REPUBLIKA.CO.ID, JAKARTA -- Memperingati Hari Perempuan Internasional, Komisi Nasional (Komnas) Perempuan merilis kasus-kasus kekerasan terhadap perempuan yang masih terjadi bahkan berkembang di Tanah Air.
Wakil Ketua dan Komisioner Komnas Perempuan Yuniyanti Chuzaifah mengatakan, Catatan Tahunan (Catahu) 2018 menjadi pendokumentasian berbagai kasus kekerasan terhadap perempuan yang dilaporkan dan ditangani baik oleh 237 lembaga negara maupun lembaga masyarakat serta pengaduan yang langsung datang ke Komnas Perempuan. Dari Catahu itu, kata dia, ditemukan fakta tren kekerasan yang berkembang.

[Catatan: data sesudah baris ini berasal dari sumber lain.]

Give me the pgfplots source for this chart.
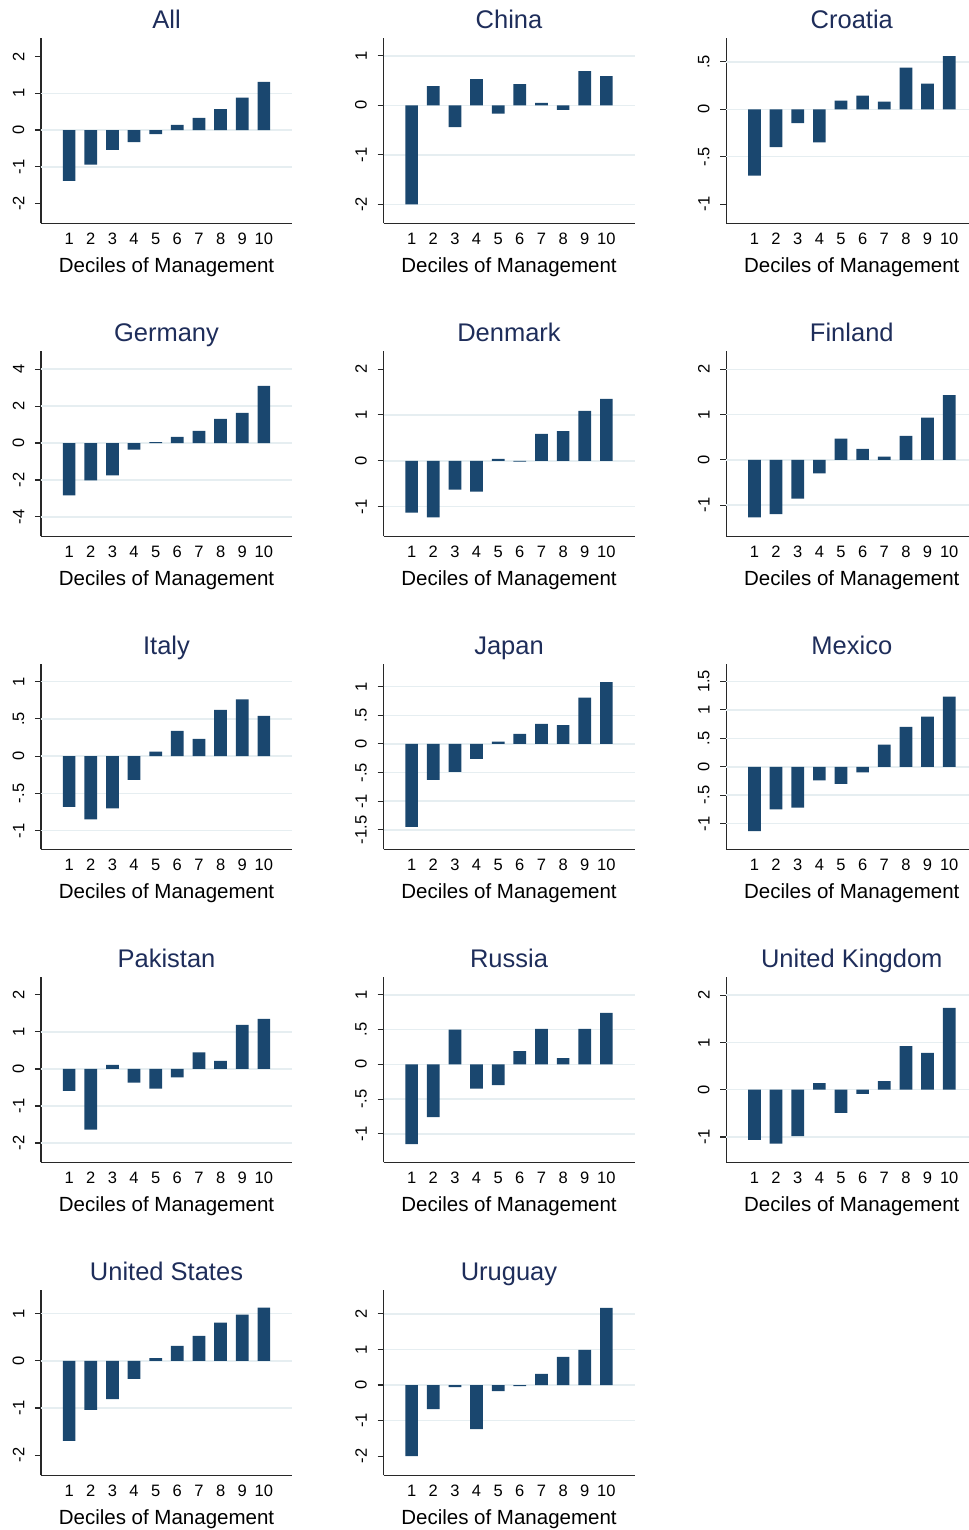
\documentclass[border=0pt]{standalone}
\usepackage{fontspec}
\setmainfont{Liberation Sans}
\usepackage{pgfplots}
\pgfplotsset{compat=1.18}
\definecolor{barcol}{RGB}{26,71,111}
\definecolor{titlecol}{RGB}{30,45,90}
\definecolor{gridcol}{RGB}{230,238,241}
\definecolor{axcol}{RGB}{40,40,40}
\pgfplotsset{
  panel/.style={
    scale only axis, width=251bp, height=185.6bp,
    anchor=north west,
    xmin=-0.3, xmax=11.3,
    xtick={1,...,10}, xticklabels={1,2,3,4,5,6,7,8,9,10},
    x tick style={draw=none},
    axis x line*=bottom, axis y line*=left,
    axis line style={axcol, line width=1.1bp},
    y tick style={axcol, line width=1.1bp},
    tick align=outside, major tick length=6bp,
    xticklabel style={anchor=base, yshift=-15.5bp, inner sep=0pt, font=\fontsize{16.5bp}{18bp}\selectfont},
    yticklabel style={rotate=90, anchor=south, inner xsep=0pt, inner ysep=10.5bp, font=\fontsize{16.5bp}{18bp}\selectfont},
    title style={at={(axis description cs:0.5,1)}, anchor=base, yshift=3.5bp, inner sep=0pt, text=titlecol, font=\fontsize{25.5bp}{28bp}\selectfont},
    xlabel={Deciles of Management},
    xlabel style={at={(axis description cs:0.5,0)}, anchor=base, yshift=-49.2bp, inner sep=0pt, font=\fontsize{20.5bp}{23bp}\selectfont},
    extra y tick labels={},
    extra y tick style={grid=major, major tick length=0pt},
    major grid style={gridcol, line width=1.5bp},
    ybar, bar width=12.7bp,
  },
  bars/.style={fill=barcol, draw=none},
}
\begin{document}
\begin{tikzpicture}
% Row 1
\begin{axis}[panel, at={(41bp,-37.7bp)}, title={All},
  ymin=-2.535, ymax=2.51, ytick={-2,-1,0,1,2}, yticklabels={-2,-1,0,1,2},
  extra y ticks={-1,0,1}]
\addplot[bars] coordinates {(1,-1.38) (2,-0.94) (3,-0.54) (4,-0.33) (5,-0.11) (6,0.14) (7,0.33) (8,0.57) (9,0.88) (10,1.31)};
\end{axis}
\begin{axis}[panel, at={(383.5bp,-37.7bp)}, title={China},
  ymin=-2.384, ymax=1.366, ytick={-2,-1,0,1}, yticklabels={-2,-1,0,1},
  extra y ticks={-2,-1,0,1}]
\addplot[bars] coordinates {(1,-2.0) (2,0.39) (3,-0.44) (4,0.53) (5,-0.17) (6,0.43) (7,0.05) (8,-0.09) (9,0.69) (10,0.59)};
\end{axis}
\begin{axis}[panel, at={(726.3bp,-37.7bp)}, title={Croatia},
  ymin=-1.203, ymax=0.755, ytick={-1,-0.5,0,0.5}, yticklabels={-1,-.5,0,.5},
  extra y ticks={-0.5,0,0.5}]
\addplot[bars] coordinates {(1,-0.70) (2,-0.40) (3,-0.145) (4,-0.35) (5,0.09) (6,0.145) (7,0.08) (8,0.44) (9,0.27) (10,0.56)};
\end{axis}
% Row 2
\begin{axis}[panel, at={(41bp,-350.7bp)}, title={Germany},
  ymin=-5.05, ymax=5.0, ytick={-4,-2,0,2,4}, yticklabels={-4,-2,0,2,4},
  extra y ticks={-4,-2,0,2,4}]
\addplot[bars] coordinates {(1,-2.83) (2,-2.02) (3,-1.75) (4,-0.35) (5,0.05) (6,0.34) (7,0.66) (8,1.31) (9,1.64) (10,3.10)};
\end{axis}
\begin{axis}[panel, at={(383.5bp,-350.7bp)}, title={Denmark},
  ymin=-1.645, ymax=2.40, ytick={-1,0,1,2}, yticklabels={-1,0,1,2},
  extra y ticks={-1,0,1}]
\addplot[bars] coordinates {(1,-1.13) (2,-1.23) (3,-0.63) (4,-0.67) (5,0.04) (6,-0.02) (7,0.59) (8,0.65) (9,1.09) (10,1.35)};
\end{axis}
\begin{axis}[panel, at={(726.3bp,-350.7bp)}, title={Finland},
  ymin=-1.69, ymax=2.41, ytick={-1,0,1,2}, yticklabels={-1,0,1,2},
  extra y ticks={-1,0,1,2}]
\addplot[bars] coordinates {(1,-1.27) (2,-1.20) (3,-0.86) (4,-0.30) (5,0.47) (6,0.24) (7,0.07) (8,0.53) (9,0.93) (10,1.43)};
\end{axis}
% Row 3
\begin{axis}[panel, at={(41bp,-663.7bp)}, title={Italy},
  ymin=-1.25, ymax=1.24, ytick={-1,-0.5,0,0.5,1}, yticklabels={-1,-.5,0,.5,1},
  extra y ticks={-1,-0.5,0,0.5,1}]
\addplot[bars] coordinates {(1,-0.68) (2,-0.85) (3,-0.70) (4,-0.32) (5,0.06) (6,0.34) (7,0.23) (8,0.62) (9,0.76) (10,0.54)};
\end{axis}
\begin{axis}[panel, at={(383.5bp,-663.7bp)}, title={Japan},
  ymin=-1.84, ymax=1.40, ytick={-1.5,-1,-0.5,0,0.5,1}, yticklabels={-1.5,-1,-.5,0,.5,1},
  extra y ticks={-1.5,-1,-0.5,0,0.5,1}]
\addplot[bars] coordinates {(1,-1.45) (2,-0.63) (3,-0.49) (4,-0.26) (5,0.04) (6,0.175) (7,0.35) (8,0.33) (9,0.81) (10,1.08)};
\end{axis}
\begin{axis}[panel, at={(726.3bp,-663.7bp)}, title={Mexico},
  ymin=-1.45, ymax=1.81, ytick={-1,-0.5,0,0.5,1,1.5}, yticklabels={-1,-.5,0,.5,1,1.5},
  extra y ticks={-1,-0.5,0,0.5,1,1.5}]
\addplot[bars] coordinates {(1,-1.13) (2,-0.75) (3,-0.72) (4,-0.24) (5,-0.30) (6,-0.10) (7,0.39) (8,0.70) (9,0.88) (10,1.23)};
\end{axis}
% Row 4
\begin{axis}[panel, at={(41bp,-976.7bp)}, title={Pakistan},
  ymin=-2.52, ymax=2.49, ytick={-2,-1,0,1,2}, yticklabels={-2,-1,0,1,2},
  extra y ticks={-2,-1,0,1}]
\addplot[bars] coordinates {(1,-0.59) (2,-1.64) (3,0.11) (4,-0.37) (5,-0.53) (6,-0.23) (7,0.45) (8,0.22) (9,1.19) (10,1.35)};
\end{axis}
\begin{axis}[panel, at={(383.5bp,-976.7bp)}, title={Russia},
  ymin=-1.41, ymax=1.26, ytick={-1,-0.5,0,0.5,1}, yticklabels={-1,-.5,0,.5,1},
  extra y ticks={-1,-0.5,0,0.5,1}]
\addplot[bars] coordinates {(1,-1.15) (2,-0.76) (3,0.50) (4,-0.35) (5,-0.30) (6,0.19) (7,0.51) (8,0.09) (9,0.51) (10,0.74)};
\end{axis}
\begin{axis}[panel, at={(726.3bp,-976.7bp)}, title={United Kingdom},
  ymin=-1.535, ymax=2.39, ytick={-1,0,1,2}, yticklabels={-1,0,1,2},
  extra y ticks={-1,0,1,2}]
\addplot[bars] coordinates {(1,-1.06) (2,-1.14) (3,-0.98) (4,0.14) (5,-0.49) (6,-0.09) (7,0.18) (8,0.92) (9,0.78) (10,1.73)};
\end{axis}
% Row 5
\begin{axis}[panel, at={(41bp,-1289.7bp)}, title={United States},
  ymin=-2.43, ymax=1.51, ytick={-2,-1,0,1}, yticklabels={-2,-1,0,1},
  extra y ticks={-1,0,1}]
\addplot[bars] coordinates {(1,-1.70) (2,-1.04) (3,-0.81) (4,-0.38) (5,0.06) (6,0.32) (7,0.53) (8,0.81) (9,0.98) (10,1.13)};
\end{axis}
\begin{axis}[panel, at={(383.5bp,-1289.7bp)}, title={Uruguay},
  ymin=-2.54, ymax=2.68, ytick={-2,-1,0,1,2}, yticklabels={-2,-1,0,1,2},
  extra y ticks={-1,0,1,2}]
\addplot[bars] coordinates {(1,-2.0) (2,-0.68) (3,-0.06) (4,-1.24) (5,-0.17) (6,-0.03) (7,0.31) (8,0.79) (9,0.99) (10,2.17)};
\end{axis}
\pgfresetboundingbox
\path[use as bounding box] (0,0) rectangle (969bp,-1530bp);
\end{tikzpicture}
\end{document}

Tren kekerasan berkembang sesuai konteks dari tahun-tahun sebelumnya diantaranya kekerasan dalam rumah tangga (KDRT), kasus pembunuhan perempuan (femicide), poligami hingga pernikahan anak. Ia menerangkan, peristiwa KDRT disertai dengan terungkapnya kasus pembunuhan perempuan (femicide), yaitu dalam kasus ini pembunuhan terhadap istri. Ini menjadi faktor terjadinya gugat cerai yang dilakukan istri.
"Tingginya cerai gugat istri banyak disebabkan oleh situasi rumah tangga yang tidak aman, diantaranya kekerasan fisik, maraknya poligami, dan perkawinan anak diantaranya kriminalisasi terhadap perempuan yang dikawinkan karena dianggap berzina," ujarnya, Kamis (8/3).

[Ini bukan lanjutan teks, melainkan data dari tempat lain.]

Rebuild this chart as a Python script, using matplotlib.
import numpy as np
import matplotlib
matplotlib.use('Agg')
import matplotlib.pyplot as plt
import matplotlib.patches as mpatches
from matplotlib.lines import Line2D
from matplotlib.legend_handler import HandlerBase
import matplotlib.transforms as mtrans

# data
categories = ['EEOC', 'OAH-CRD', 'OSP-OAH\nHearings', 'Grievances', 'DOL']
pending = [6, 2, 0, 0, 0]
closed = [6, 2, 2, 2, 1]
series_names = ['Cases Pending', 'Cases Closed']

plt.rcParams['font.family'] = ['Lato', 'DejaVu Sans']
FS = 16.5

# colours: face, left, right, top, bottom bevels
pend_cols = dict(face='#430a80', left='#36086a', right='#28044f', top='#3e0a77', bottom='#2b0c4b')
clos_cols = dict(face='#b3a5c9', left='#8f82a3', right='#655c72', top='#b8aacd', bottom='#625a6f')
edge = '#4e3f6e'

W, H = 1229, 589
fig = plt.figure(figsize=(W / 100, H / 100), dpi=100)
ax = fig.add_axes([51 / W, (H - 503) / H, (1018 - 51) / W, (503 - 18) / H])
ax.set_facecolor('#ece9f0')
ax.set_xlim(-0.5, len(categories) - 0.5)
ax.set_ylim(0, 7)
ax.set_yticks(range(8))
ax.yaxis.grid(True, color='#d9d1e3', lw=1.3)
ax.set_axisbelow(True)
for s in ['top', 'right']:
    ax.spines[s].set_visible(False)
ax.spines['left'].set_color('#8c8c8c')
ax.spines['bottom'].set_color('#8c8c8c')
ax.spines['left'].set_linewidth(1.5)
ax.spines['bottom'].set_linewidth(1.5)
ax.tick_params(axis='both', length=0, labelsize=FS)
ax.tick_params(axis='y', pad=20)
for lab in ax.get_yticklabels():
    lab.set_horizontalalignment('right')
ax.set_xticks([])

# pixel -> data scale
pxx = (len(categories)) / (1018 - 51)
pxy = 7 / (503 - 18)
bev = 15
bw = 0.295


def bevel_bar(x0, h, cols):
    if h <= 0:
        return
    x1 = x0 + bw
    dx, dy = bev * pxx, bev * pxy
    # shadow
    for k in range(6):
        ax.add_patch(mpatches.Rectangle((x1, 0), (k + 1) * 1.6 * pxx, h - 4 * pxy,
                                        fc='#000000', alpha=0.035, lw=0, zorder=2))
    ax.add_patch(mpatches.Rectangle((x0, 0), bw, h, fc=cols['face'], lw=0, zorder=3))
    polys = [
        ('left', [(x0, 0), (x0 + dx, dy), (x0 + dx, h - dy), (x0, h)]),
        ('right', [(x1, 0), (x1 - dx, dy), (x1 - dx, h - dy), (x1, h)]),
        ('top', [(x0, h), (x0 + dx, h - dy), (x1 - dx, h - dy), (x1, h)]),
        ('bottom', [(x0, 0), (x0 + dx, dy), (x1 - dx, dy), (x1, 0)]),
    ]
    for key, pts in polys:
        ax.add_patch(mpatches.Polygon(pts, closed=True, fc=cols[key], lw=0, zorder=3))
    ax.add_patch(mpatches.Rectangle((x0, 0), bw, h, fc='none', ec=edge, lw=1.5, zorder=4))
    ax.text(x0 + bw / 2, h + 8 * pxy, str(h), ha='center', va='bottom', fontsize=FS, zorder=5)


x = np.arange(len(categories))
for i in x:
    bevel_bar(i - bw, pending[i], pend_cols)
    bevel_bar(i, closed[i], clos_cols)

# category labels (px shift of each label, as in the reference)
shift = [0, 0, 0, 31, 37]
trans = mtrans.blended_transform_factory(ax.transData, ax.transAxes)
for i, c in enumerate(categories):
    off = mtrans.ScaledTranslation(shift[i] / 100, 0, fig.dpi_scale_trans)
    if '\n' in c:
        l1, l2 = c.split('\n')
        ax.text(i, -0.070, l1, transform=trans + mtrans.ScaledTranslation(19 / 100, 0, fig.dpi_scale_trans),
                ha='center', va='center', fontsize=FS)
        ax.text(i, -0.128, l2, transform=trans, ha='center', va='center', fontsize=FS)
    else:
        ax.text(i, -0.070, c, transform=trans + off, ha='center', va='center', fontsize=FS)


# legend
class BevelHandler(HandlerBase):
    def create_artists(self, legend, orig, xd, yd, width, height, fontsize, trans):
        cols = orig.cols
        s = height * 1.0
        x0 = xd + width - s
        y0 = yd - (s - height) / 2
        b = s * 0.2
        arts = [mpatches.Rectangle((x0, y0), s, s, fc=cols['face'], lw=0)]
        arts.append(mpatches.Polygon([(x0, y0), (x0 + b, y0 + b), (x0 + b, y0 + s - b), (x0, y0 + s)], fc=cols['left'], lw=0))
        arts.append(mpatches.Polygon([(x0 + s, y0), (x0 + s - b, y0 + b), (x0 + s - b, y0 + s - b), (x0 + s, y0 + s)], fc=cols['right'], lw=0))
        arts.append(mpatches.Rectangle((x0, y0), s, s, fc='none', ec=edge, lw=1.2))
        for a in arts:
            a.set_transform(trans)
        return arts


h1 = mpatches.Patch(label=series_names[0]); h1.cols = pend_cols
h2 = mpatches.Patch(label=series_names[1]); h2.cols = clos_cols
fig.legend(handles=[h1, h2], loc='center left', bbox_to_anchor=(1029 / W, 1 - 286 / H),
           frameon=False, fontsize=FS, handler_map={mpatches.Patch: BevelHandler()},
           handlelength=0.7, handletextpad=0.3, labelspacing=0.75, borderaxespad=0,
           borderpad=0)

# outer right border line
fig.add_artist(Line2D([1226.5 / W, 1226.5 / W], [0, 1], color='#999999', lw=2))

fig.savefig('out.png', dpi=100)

Ia menambahkan, kekerasan terhadap perempuan berbasis siber juga masih terjadi. Jenis kejahatan siber diantaranya cyber grooming yaitu pendekatan untuk memperdaya. Kemudian cyber harrasment yaitu pengiriman teks untuk menyakiti atau menakuti, mengancam, hingga mengganggu. Modus lainnya adalah hacking yaitu peretasan, kemudian konten ilegal. "Ada juga pelanggaran privasi," ujarnya.
Ancaman distribusi foto atau video pribadi juga menjadi salah satu kasus. Kemudian penghinaan/pencemaran nama baik. Terakhir adalah rekrutmen secara daring.
"Dampak dari kejahatan siber ini dapat menjatuhkan hidup perempuan, menjadi korban berulang kali, dan dapat terjadi seumur hidup," katanya. Meski kekerasan ini muncul ke permukaan dengan masif, pelaporan dan penanganan masih kurang.